OSF can be combined with other techniques:

# Use with gradient checkpointing for memory efficiency
model.gradient_checkpointing_enable()

# Apply weight decay selectively (regularizes low-rank factors to limit drift/overfitting in continual updates; keep small)
optimizer = torch.optim.AdamW([
    {"params": [p for n, p in model.named_parameters() if "U_low" in n], "weight_decay": 0.01},
    {"params": [p for n, p in model.named_parameters() if "S_low" in n], "weight_decay": 0.001},
    {"params": [p for n, p in model.named_parameters() if "V_low" in n], "weight_decay": 0.01},
], lr=1e-4)

OSFConfig

class peft.OSFConfig

< source >

( task_type: Optional[Union[str, TaskType]] = None peft_type: Optional[Union[str, PeftType]] = None auto_mapping: Optional[dict] = None peft_version: Optional[str] = None base_model_name_or_path: Optional[str] = None revision: Optional[str] = None inference_mode: bool = False effective_rank: Optional[Union[int, float]] = None target_modules: Optional[Union[list[str], str]] = None rank_pattern: Optional[dict[str, Union[int, float]]] = None init_weights: Optional[bool] = None modules_to_save: Optional[list[str]] = None target_svd_config: Optional[dict[str, int]] = None )

Parameters

effective_rank (int or float, optional) — Preserved SVD rank (“high” subspace).
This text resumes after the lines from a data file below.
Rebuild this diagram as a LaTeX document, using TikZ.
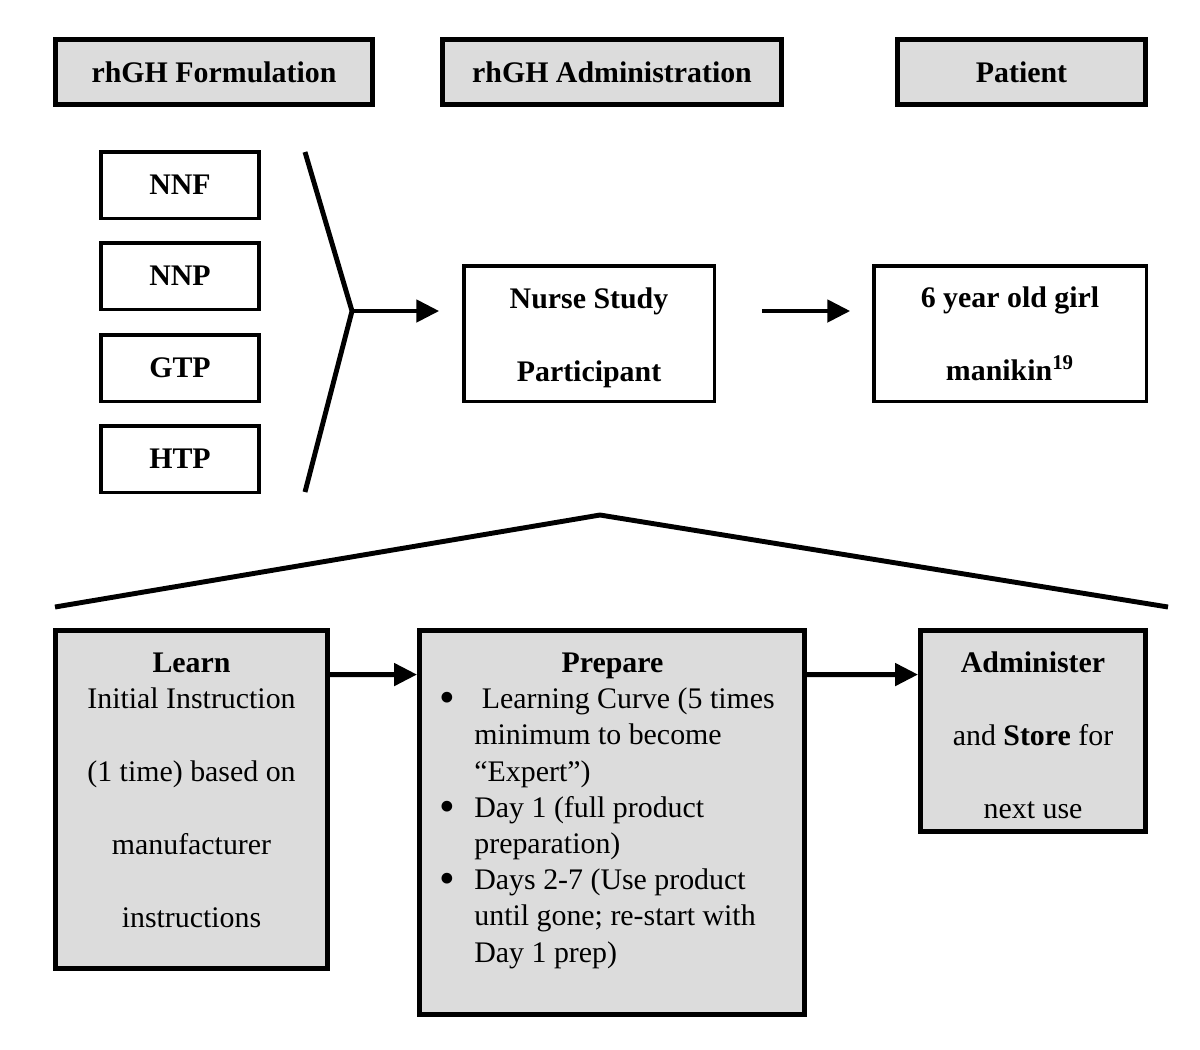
\documentclass[tikz,border=0pt]{standalone}
\usepackage{fontspec}
\setmainfont{Liberation Serif}
\usetikzlibrary{arrows.meta,positioning}
\definecolor{boxgray}{RGB}{220,220,220}
\newcommand{\diafont}{\fontsize{17pt}{20.6pt}\selectfont}
\newcommand{\bul}{\llap{\raisebox{-2.2pt}{\scalebox{1.5}{\textbullet}}\hspace{11pt}}}
\tikzset{
  hdrbox/.style={draw, line width=2.8pt, fill=boxgray, inner sep=0pt,
    minimum height=1.30cm, font=\diafont\bfseries},
  optbox/.style={draw, line width=2pt, inner sep=0pt, minimum width=3.17cm,
    minimum height=1.33cm, font=\diafont\bfseries},
  mainbox/.style={draw, line width=2pt, inner sep=0pt, minimum height=2.71cm,
    align=center, font=\diafont\bfseries},
  stagebox/.style={draw, line width=2.8pt, fill=boxgray, inner sep=0pt},
  txt/.style={inner sep=0pt, font=\diafont},
  thickline/.style={line width=2.8pt},
  arr/.style={line width=2.8pt, -{Triangle[length=0.46cm,width=0.44cm]}}
}
\begin{document}
\begin{tikzpicture}
    \useasboundingbox (0,0) rectangle (24,-20.98);

    % column headers
    \node[hdrbox, minimum width=6.34cm] (formulation) at (4.28,-1.44) {rhGH Formulation};
    \node[hdrbox, minimum width=6.78cm] (administration) at (12.24,-1.44) {rhGH Administration};
    \node[hdrbox, minimum width=4.96cm] (patient) at (20.43,-1.44) {Patient};

    % the four formulations
    \foreach \y/\name in {-3.70/NNF, -5.52/NNP, -7.36/GTP, -9.18/HTP} {
        \node[optbox] (\name) at (3.60,\y) {\name};
    }

    \coordinate (fork) at (7.04,-6.22);
    \draw[thickline] (6.10,-3.04) -- (fork) -- (6.10,-9.84);

    \node[mainbox, minimum width=5.01cm] (nurse) at (11.78,-6.67) {\rule{0pt}{17pt}Nurse Study\\[21pt]Participant};
    \node[mainbox, minimum width=5.45cm] (girl) at (20.20,-6.67) {6 year old girl\\[21pt]manikin\textsuperscript{19}};

    \draw[arr, shorten >=0.455cm] (fork) -- (fork -| nurse.west);
    \draw[arr, shorten <=0.915cm, shorten >=0.435cm] ([yshift=0.45cm]nurse.east) -- ([yshift=0.45cm]girl.west);

    % zoom into the nurse step
    \draw[thickline] (1.10,-12.14) -- (12.00,-10.30) -- (23.36,-12.14);

    \node[stagebox, minimum width=5.44cm, minimum height=6.76cm] (learn) at (3.83,-15.99) {};
    \node[stagebox, minimum width=7.70cm, minimum height=7.68cm] (prepare) at (12.24,-16.45) {};
    \node[stagebox, minimum width=4.50cm, minimum height=4.02cm] (administer) at (20.66,-14.62) {};

    \node[txt, align=center, below=0.49cm of learn.north] (learntxt)
        {\textbf{Learn}\\Initial Instruction\\[21pt](1 time) based on\\[21pt]manufacturer\\[21pt]instructions};
    \node[txt, align=left, below right=0.49cm and 1.14cm of prepare.north west] (preparetxt)
        {\makebox[5.52cm]{\textbf{Prepare}}\\
         \bul\hspace*{4.25pt}Learning Curve (5 times\\
         minimum to become\\
         ``Expert'')\\
         \bul Day 1 (full product\\
         preparation)\\
         \bul Days 2-7 (Use product\\
         until gone; re-start with\\
         Day 1 prep)};
    \node[txt, align=center, below=0.47cm of administer.north] (administertxt)
        {\textbf{Administer}\\[21pt]and \textbf{Store} for\\[21pt]next use};

    \draw[arr] ([yshift=-0.93cm]learn.north east) -- ([yshift=-0.93cm]prepare.north west);
    \draw[arr] ([yshift=-0.93cm]prepare.north east) -- ([yshift=-0.93cm]administer.north west);
\end{tikzpicture}
\end{document}
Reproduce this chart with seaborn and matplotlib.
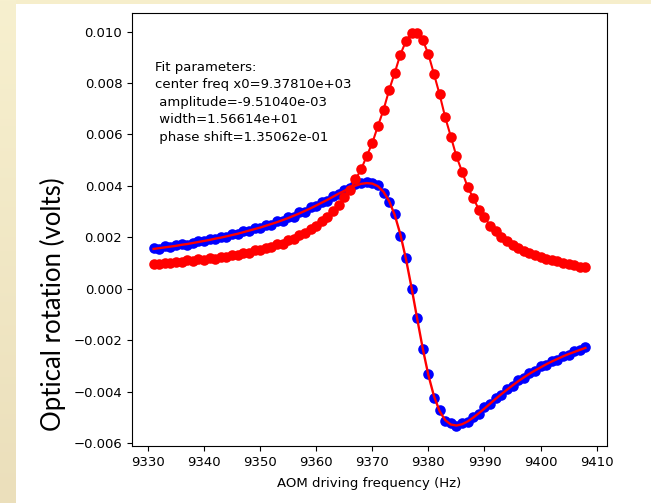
"""
Optical rotation vs AOM driving frequency: measured in-phase / quadrature
signals with the dispersion fit, laid out as in the slide screenshot.
"""

import numpy as np
import pandas as pd
import matplotlib
matplotlib.use('Agg')
import matplotlib.pyplot as plt
from matplotlib.patches import Rectangle
from matplotlib.ticker import MultipleLocator
import seaborn as sns

# ── Data ──────────────────────────────────────────────────────────────────
freq = [9331, 9332, 9333, 9334, 9335, 9336, 9337, 9338, 9339, 9340,
        9341, 9342, 9343, 9344, 9345, 9346, 9347, 9348, 9349, 9350,
        9351, 9352, 9353, 9354, 9355, 9356, 9357, 9358, 9359, 9360,
        9361, 9362, 9363, 9364, 9365, 9366, 9367, 9368, 9369, 9370,
        9371, 9372, 9373, 9374, 9375, 9376, 9377, 9378, 9379, 9380,
        9381, 9382, 9383, 9384, 9385, 9386, 9387, 9388, 9389, 9390,
        9391, 9392, 9393, 9394, 9395, 9396, 9397, 9398, 9399, 9400,
        9401, 9402, 9403, 9404, 9405, 9406, 9407, 9408]

# blue points: dispersion-like signal
blue_sig = [0.00158, 0.00156, 0.00165, 0.00163, 0.00169, 0.00176, 0.00171, 0.00179, 0.00186, 0.00184,
            0.00193, 0.00192, 0.00203, 0.00201, 0.00212, 0.00213, 0.00224, 0.00223, 0.00236, 0.00235,
            0.00249, 0.00249, 0.00264, 0.00265, 0.00280, 0.00281, 0.00298, 0.00300, 0.00319, 0.00322,
            0.00339, 0.00343, 0.00362, 0.00369, 0.00385, 0.00390, 0.00406, 0.00410, 0.00414, 0.00410,
            0.00403, 0.00372, 0.00336, 0.00289, 0.00207, 0.00119, 0.00001, -0.00112, -0.00236, -0.00331,
            -0.00423, -0.00470, -0.00515, -0.00524, -0.00535, -0.00524, -0.00519, -0.00497, -0.00487, -0.00459,
            -0.00450, -0.00423, -0.00414, -0.00388, -0.00379, -0.00356, -0.00348, -0.00327, -0.00321, -0.00302,
            -0.00297, -0.00280, -0.00276, -0.00260, -0.00257, -0.00243, -0.00240, -0.00227]

# red points: absorption-like signal
red_sig = [0.00098, 0.00095, 0.00102, 0.00099, 0.00106, 0.00103, 0.00110, 0.00107, 0.00114, 0.00112,
           0.00119, 0.00117, 0.00125, 0.00123, 0.00132, 0.00130, 0.00139, 0.00139, 0.00149, 0.00149,
           0.00160, 0.00161, 0.00174, 0.00176, 0.00189, 0.00193, 0.00209, 0.00216, 0.00234, 0.00243,
           0.00265, 0.00279, 0.00304, 0.00325, 0.00356, 0.00384, 0.00425, 0.00464, 0.00516, 0.00567,
           0.00633, 0.00696, 0.00773, 0.00840, 0.00911, 0.00963, 0.00995, 0.00996, 0.00968, 0.00912,
           0.00835, 0.00756, 0.00667, 0.00592, 0.00515, 0.00456, 0.00396, 0.00353, 0.00308, 0.00279,
           0.00245, 0.00224, 0.00203, 0.00186, 0.00172, 0.00159, 0.00146, 0.00138, 0.00130, 0.00125,
           0.00116, 0.00112, 0.00107, 0.00102, 0.00096, 0.00091, 0.00086, 0.00084]

# fitted dispersion curve (drawn through the blue points)
fit_curve = [0.00155, 0.00158, 0.00161, 0.00164, 0.00167, 0.00171, 0.00174, 0.00178, 0.00182, 0.00186,
             0.00190, 0.00195, 0.00199, 0.00204, 0.00209, 0.00214, 0.00220, 0.00226, 0.00232, 0.00238,
             0.00245, 0.00252, 0.00259, 0.00267, 0.00275, 0.00284, 0.00293, 0.00303, 0.00313, 0.00324,
             0.00335, 0.00346, 0.00358, 0.00370, 0.00381, 0.00392, 0.00401, 0.00408, 0.00411, 0.00409,
             0.00399, 0.00377, 0.00341, 0.00287, 0.00212, 0.00116, 0.00004, -0.00116, -0.00233, -0.00336,
             -0.00418, -0.00476, -0.00511, -0.00528, -0.00532, -0.00527, -0.00516, -0.00501, -0.00484, -0.00466,
             -0.00447, -0.00428, -0.00410, -0.00393, -0.00376, -0.00360, -0.00345, -0.00331, -0.00318, -0.00306,
             -0.00294, -0.00283, -0.00273, -0.00263, -0.00254, -0.00246, -0.00238, -0.00230]

fit_text = ("Fit parameters:\ncenter freq x0=9.37810e+03\n amplitude=-9.51040e-03\n"
            " width=1.56614e+01\n phase shift=1.35062e-01")

df = pd.DataFrame({'freq': freq, 'blue': blue_sig, 'red': red_sig, 'fit': fit_curve})

# ── Figure: slide background + plot ───────────────────────────────────────
W, H = 651, 503
fig = plt.figure(figsize=(W / 100, H / 100), dpi=100)
fig.patch.set_facecolor('#f6eecb')
fig.add_artist(Rectangle((16 / W, 0), 1, 1 - 4 / H, transform=fig.transFigure,
                         facecolor='white', edgecolor='none', zorder=-1))

# left slide strip, soft vertical gradient
ax_strip = fig.add_axes([0, 0, 16 / W, 1])
grad = np.linspace(0, 1, 256).reshape(-1, 1)
strip_cmap = matplotlib.colors.LinearSegmentedColormap.from_list('strip', ['#f7f0cf', '#ebdfbb'])
ax_strip.imshow(grad, aspect='auto', cmap=strip_cmap)
ax_strip.axis('off')

ax = fig.add_axes([132 / W, 57 / H, 475 / W, 433 / H])

sns.scatterplot(data=df, x='freq', y='blue', color='blue', s=58, linewidth=0,
                ax=ax, zorder=2)
sns.lineplot(data=df, x='freq', y='red', color='red', marker='o', markersize=7.6,
             markeredgewidth=0, linewidth=1.5, ax=ax, zorder=3)
sns.lineplot(data=df, x='freq', y='fit', color='red', linewidth=1.7, ax=ax, zorder=4)

ax.xaxis.set_major_locator(MultipleLocator(10))
ax.yaxis.set_major_locator(MultipleLocator(0.002))
ax.tick_params(labelsize=9.5)
ax.set_xlabel('AOM driving frequency (Hz)', fontsize=9.5, labelpad=6)
ax.set_ylabel('')

ax.text(0.048, 0.89, fit_text, transform=ax.transAxes, ha='left', va='top',
        fontsize=9.5, linespacing=1.45)

fig.text(53 / W, 1 - 304 / H, 'Optical rotation (volts)', rotation=90,
         ha='center', va='center', fontsize=18.5, family=['Lato', 'DejaVu Sans'])

fig.savefig('out.png', dpi=100)
plt.close(fig)
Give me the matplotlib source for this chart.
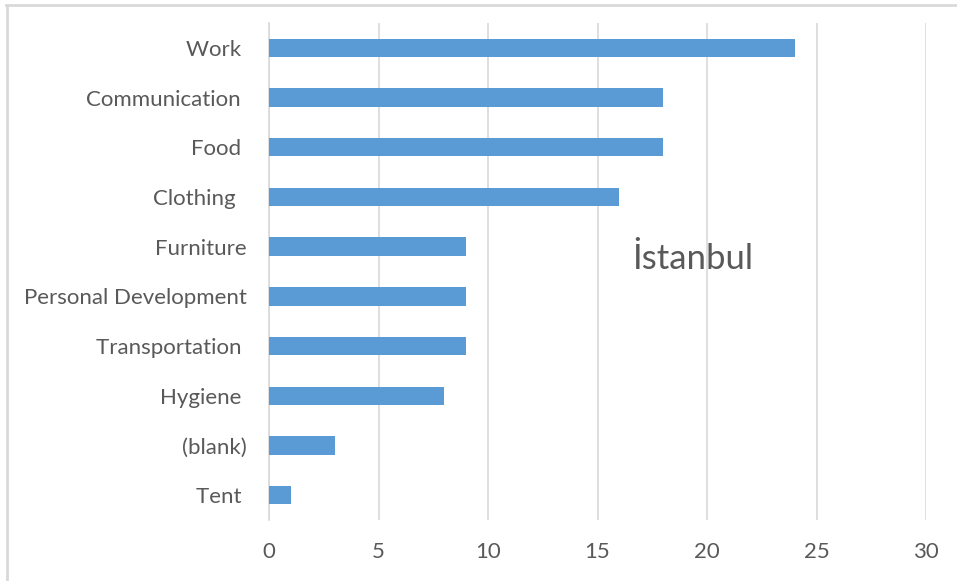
import matplotlib.pyplot as plt
from matplotlib.lines import Line2D

categories = ['Work ', 'Communication ', 'Food ', 'Clothing  ', 'Furniture',
              'Personal Development', 'Transportation ', 'Hygiene ', '(blank)', 'Tent ']
counts = [24, 18, 18, 16, 9, 9, 9, 8, 3, 1]
x_ticks = [0, 5, 10, 15, 20, 25, 30]

plt.rcParams['font.family'] = ['Lato', 'DejaVu Sans']
text_color = '#595959'
bar_color = '#5b9bd5'
grid_color = '#d9d9d9'

W, H = 957, 581
fig = plt.figure(figsize=(W / 100, H / 100), dpi=100)
ax = fig.add_axes([269 / W, 1 - 520 / H, (926 - 269) / W, (520 - 23) / H])

y = list(range(len(categories)))
ax.barh(y, counts, height=0.37, color=bar_color, zorder=3)
ax.set_ylim(len(categories) - 0.5, -0.5)
ax.set_xlim(0, 30)
ax.set_xticks(x_ticks)
ax.set_yticks(y)
ax.set_yticklabels(categories)

ax.grid(axis='x', color=grid_color, linewidth=1.2, zorder=0)
for side in ['top', 'right', 'bottom']:
    ax.spines[side].set_visible(False)
ax.spines['left'].set_color(grid_color)
ax.spines['left'].set_linewidth(1.2)
ax.tick_params(axis='y', length=0, pad=16, labelsize=16, labelcolor=text_color)
ax.tick_params(axis='x', length=0, pad=16, labelsize=16, labelcolor=text_color)

ax.text(16.6, 4.25, 'İstanbul', fontsize=25, color=text_color, va='center', ha='left')

# outer frame (top and left edges)
fig.add_artist(Line2D([6 / W, 1], [1 - 5 / H, 1 - 5 / H], color=grid_color, linewidth=2))
fig.add_artist(Line2D([7 / W, 7 / W], [0, 1 - 5 / H], color=grid_color, linewidth=2))

fig.savefig('out.png', dpi=100)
The top-effective_rank singular directions are frozen and retained across tasks; the remaining dimensions form the trainable low-rank subspace. If None, defaults to 50% of the smaller weight dimension per target module. Note: This differs from LoRA’s r (trainable rank). In OSF, the trainable rank is min(weight.shape) - effective_rank.
target_modules (Union[list[str], str], optional) — The names of the modules to apply OSF to. Can be a list of module names or “all-linear”.
rank_pattern (dict[str, int|float], optional) — A dictionary of regex patterns to override effective_rank for specific modules. Values can be absolute integers or fractions in (0, 1], interpreted as a fraction of the smaller matrix dimension per target.